In a groundbreaking paper to appear in a coming issue of Accounting Horizons, Steven Balsam of Temple University, Washington and Lee University's Afshad J. Irani, and Jennifer Yin of the University of Texas at San Antonio looked at the impact of various factors on CFO salaries and bonuses.

Not surprisingly, the study -- which tracked 2,107 CFOs working for 1,477 companies over a 13-year period -- found that job complexity and overall firm performance affected both CFO salaries and bonuses, "CFO-specific performance" fittingly drives only the latter.

Focusing on this CFO-specific performance, it is also perhaps no shocker to read that CFOs "receive higher bonuses when the firm meets or beats earnings forecasts."

The surprise turns out to be how much more lucrative it can get for CFOs that just squeak by, as opposed to astounding Wall Street.

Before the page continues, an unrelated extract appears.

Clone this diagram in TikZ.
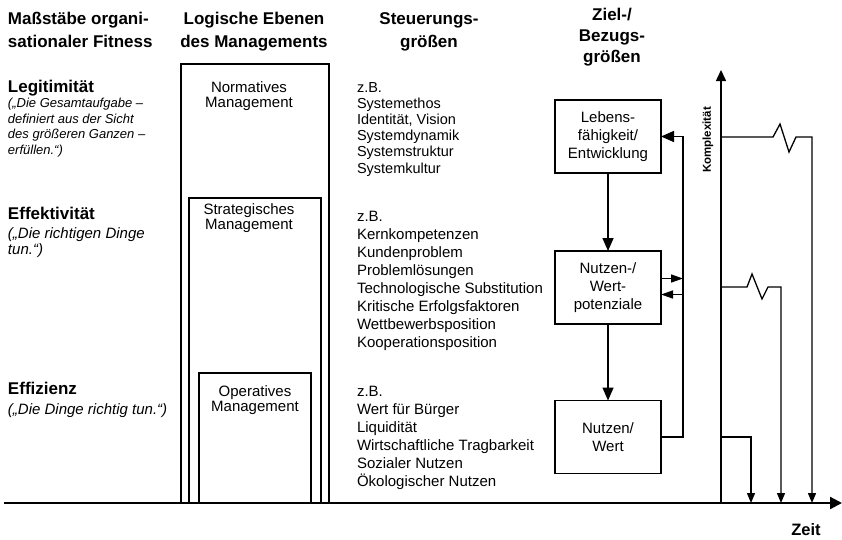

"In what we feel is our most interesting finding, we observe that CFOs receive higher bonuses in years where they meet or just beat analyst forecast expectations and have had negative analyst forecast revisions or positive discretionary accruals," the authors say. "This finding is consistent with the vast literature documenting the importance of meeting earnings goals, as well as the CFO's instrumental role in using accounting discretion to achieve those goals."

And the magnitude of this reward appears significant: CFOs found to use these methods to achieve a "small beat" got bonuses 42% higher than those in companies that failed to meet expectations. This effect was limited to CFOs, and was not found to be the case for other C-Suite members.

On the other hand, CFOs face "ethical and legal disincentives" --- ranging from SEC enforcement actions to criminal charges -- that should in theory discourage them from either cooking the books or colluding with analysts.

"Still it may be in the best interest of the firm and its' shareholders for the CFO to manage expectations/earnings," they observe. "To induce him/her to do so, which involves effort and risk on the part of the CFO, the compensation committee may need to provide additional incentives."